The failure of Native Ads to exercise or enforce any right or provision of the TOS shall not constitute a waiver of such right or provision. If any provision of the TOS is found by a court of competent jurisdiction to be invalid, the parties nevertheless agree that the court should endeavor to give effect to the parties' intentions as reflected in the provision, and the other provisions of the TOS remain in full force and effect.

You agree that regardless of any statute or law to the contrary, any claim or cause of action arising out of or related to use of the Service or the TOS must be filed within one (1) year after such claim or cause of action arose or be forever barred.

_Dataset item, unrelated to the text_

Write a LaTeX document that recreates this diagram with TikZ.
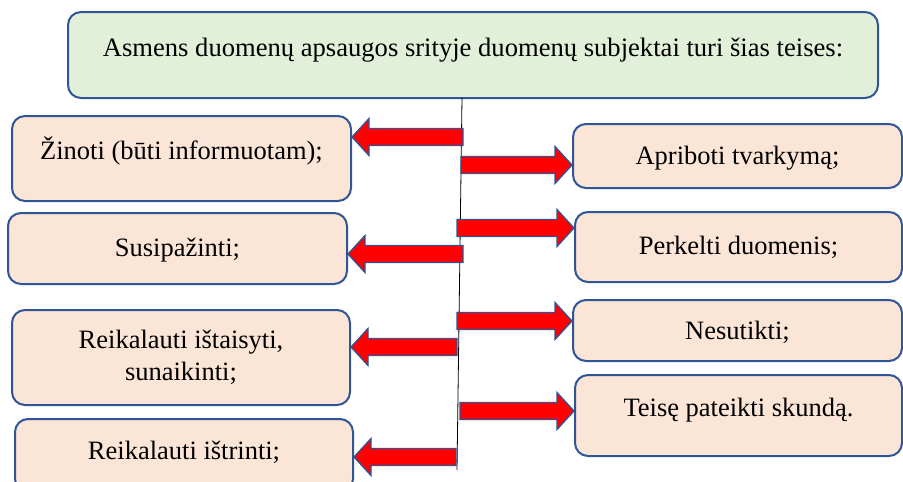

The parties are independent contractors and no employment, agency, partnership or joint venture is created hereunder. No party shall have the right to act as the agent for or to bind the other.

Native Ads does not support Ads from some countries, for a complete list of unsupported countries please email support(AT)nativeads(DOT)com.

Native Ads site features cannot be emulated.

No banners or ads promoting Native Ads may be used without prior written consent from Native Ads Inc.

You may not use the name Native Ads anywhere that may defame the name of the company in any way.

The section titles in these TOS are for convenience only and have no legal or contractual effect.


15. Assignment

You may not assign or transfer any of your rights under the Agreement.


16. Force Majeure

Neither party will be liable for inadequate performance to the extent caused by a condition (for example, natural disaster, act of war or terrorism, riot, labor condition, governmental action, and Internet disturbance) that was beyond the party’s reasonable control.